Some are still slow to make the leap. Tim Weisberg is the host of Spooky Southcoast in New Bedford, Massachusetts, a show that features interviews with people from all aspects of the supernatural, from ghosts to Bigfoot to UFOs. “We can get some of the biggest names in the paranormal field on our program, and we won’t get a single phone call. But we could bring in the most obscure psychic or medium, and the every phone line will be lit up for the entire show. In fact, without our station subscribing to Arbitron ratings for our particular time slot, we pretty much gauge just how much local listenership we have by the volume of calls we get when we do an episode that features some sort or ‘readings.'” In other words, listeners are still more comfortable being active in the paranormal when it comes to reading the future, but the fact they know to call in means they are also listening to the shows on UFO abductions and haunted houses.

According to Mencken and Bader’s research, a bigger factor in the split between nodding at the Resurrection and approval of phantoms is the participants’ attendance at religious activities, either actual services or church-related events, and the pressure from those churches to become involved in those activities. “Certain denominations have a lot of tension,” says Mencken. That tension helps to mold paranormal beliefs outside of the religion. “They are the people who are very likely to not hold paranormal beliefs.”
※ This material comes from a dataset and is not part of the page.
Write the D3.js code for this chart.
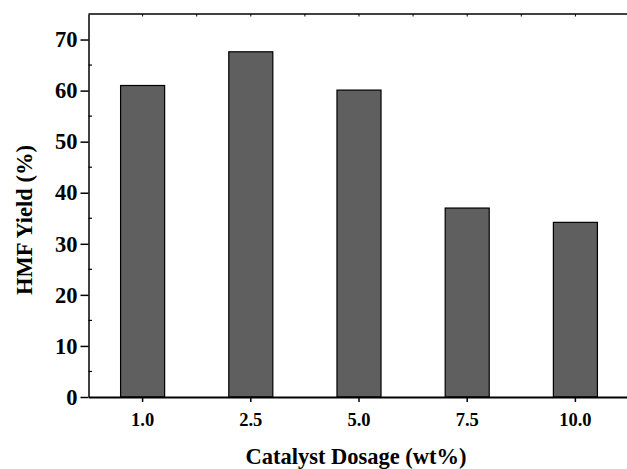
<!DOCTYPE html>
<html lang="en">
<head>
  <meta charset="UTF-8">
  <title>HMF Yield vs Catalyst Dosage</title>
  <style>
    body { margin: 0; background: #fff; }
    svg text { font-family: "Liberation Serif", "Times New Roman", serif; font-weight: bold; fill: #000; }
  </style>
</head>
<body>
  <div id="chart"></div>
  <script src="https://cdnjs.cloudflare.com/ajax/libs/d3/7.8.5/d3.min.js"></script>
  <script>
    var categories = ['1.0', '2.5', '5.0', '7.5', '10.0']
    var yields = [61.0, 67.6, 60.1, 37.0, 34.2]
    var yTicks = [0, 10, 20, 30, 40, 50, 60, 70]
    var yMinor = [5, 15, 25, 35, 45, 55, 65]

    var width = 627, height = 469
    // plot box (right edge sits just past the picture)
    var plotL = 88.5, plotR = 629.5, plotT = 14, plotB = 397

    var svg = d3.select('#chart').append('svg')
      .attr('width', width)
      .attr('height', height)

    var x = d3.scaleBand().domain(categories).range([plotL, plotR]).paddingInner(0.593).paddingOuter(0.2965)
    var y = d3.scaleLinear().domain([0, 75]).range([plotB, plotT])

    // bars
    svg.append('g').selectAll('rect')
      .data(yields)
      .enter().append('rect')
      .attr('x', function(d, i) { return x(categories[i]) })
      .attr('y', function(d) { return y(d) })
      .attr('width', x.bandwidth())
      .attr('height', function(d) { return y(0) - y(d) })
      .attr('fill', '#5f5f5f')
      .attr('stroke', '#000')
      .attr('stroke-width', 1.2)

    // top frame with small inward ticks at centres and band edges
    var step = x.step()
    var topTicks = []
    categories.forEach(function(c) {
      topTicks.push(x(c) + x.bandwidth() / 2)
      topTicks.push(x(c) + x.bandwidth() / 2 + step / 2)
    })
    svg.append('line').attr('x1', plotL).attr('x2', plotR).attr('y1', plotT).attr('y2', plotT)
      .attr('stroke', '#000').attr('stroke-width', 1.5)
    svg.append('g').selectAll('line').data(topTicks).enter().append('line')
      .attr('x1', function(d) { return d }).attr('x2', function(d) { return d })
      .attr('y1', plotT).attr('y2', plotT + 2.5)
      .attr('stroke', '#000').attr('stroke-width', 1)

    // y axis
    var yAxis = svg.append('g')
      .attr('transform', 'translate(' + plotL + ',0)')
      .call(d3.axisLeft(y).tickValues(yTicks).tickSize(8).tickPadding(3).tickSizeOuter(0).tickFormat(d3.format('d')))
    yAxis.attr('font-family', null)
    yAxis.select('.domain').attr('stroke-width', 1.5)
    yAxis.selectAll('.tick line').attr('stroke-width', 1.5)
    yAxis.selectAll('.tick text').attr('font-size', 22.5)
    svg.append('g').selectAll('line').data(yMinor).enter().append('line')
      .attr('x1', plotL).attr('x2', plotL + 3.5)
      .attr('y1', function(d) { return y(d) }).attr('y2', function(d) { return y(d) })
      .attr('stroke', '#000').attr('stroke-width', 1.2)

    // x axis
    var xAxis = svg.append('g')
      .attr('transform', 'translate(0,' + plotB + ')')
      .call(d3.axisBottom(x).tickSize(5).tickPadding(11).tickSizeOuter(0))
    xAxis.attr('font-family', null)
    xAxis.select('.domain').attr('stroke-width', 1.8)
    xAxis.selectAll('.tick line').attr('stroke-width', 1.5)
    xAxis.selectAll('.tick text').attr('font-size', 18.5)

    // axis titles
    svg.append('text')
      .attr('x', 356).attr('y', 464)
      .attr('text-anchor', 'middle')
      .attr('font-size', 22.5)
      .text('Catalyst Dosage (wt%)')
    svg.append('text')
      .attr('transform', 'translate(32,220) rotate(-90)')
      .attr('text-anchor', 'middle')
      .attr('font-size', 22.5)
      .text('HMF Yield (%)')
  </script>
</body>
</html>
The result of those high tension denominations can sometimes be recognition of things that cannot be explained, but not going outside of the religion to try and seek answers. According to Bader, “Those churches at the top end of the scale, they’re expected you to invest yourself completely in their belief system.”

This often means looking only at the paranormal accepted by the group. “They say they don’t believe in psychic abilities,” says Bader, “but they’ll speak in tongues. According to Mencken, “It’s highly specialized paranormal belief. They don’t score well on general paranormal beliefs. They may believe in demons but they do not believe in the power of ESP.”

The pressure to conform to the mystical side of the religion often extends to the daily routines of members. “The same groups that will keep the kids in on Halloween also put a lot of pressure on their member to be at church each week. They tend to do things in groups, often focused around the church with social control over members.”

Mencken and Bader believe they have created a baseline to compare future results. To date, the information they have received has not shown a marked increase in overall belief in ghosts or the average citizen taking a more active role in activities like ghost hunting, but the shift may happen in the future with the exposure of ghosts and the paranormal in the media. “I was interested in looking at to what extent we can look at paranormal beliefs as a dimension of spirituality,” says Mencken. “Is New Age a new religion?” Those answers might take years to measure, but for many the blurring may be as natural as going to church.

Conventional Christian Beliefs will appear in Review of Religious Research, December 2008. Their second, Round Trip to Hell, will appear in Sociology of Religion in 2009.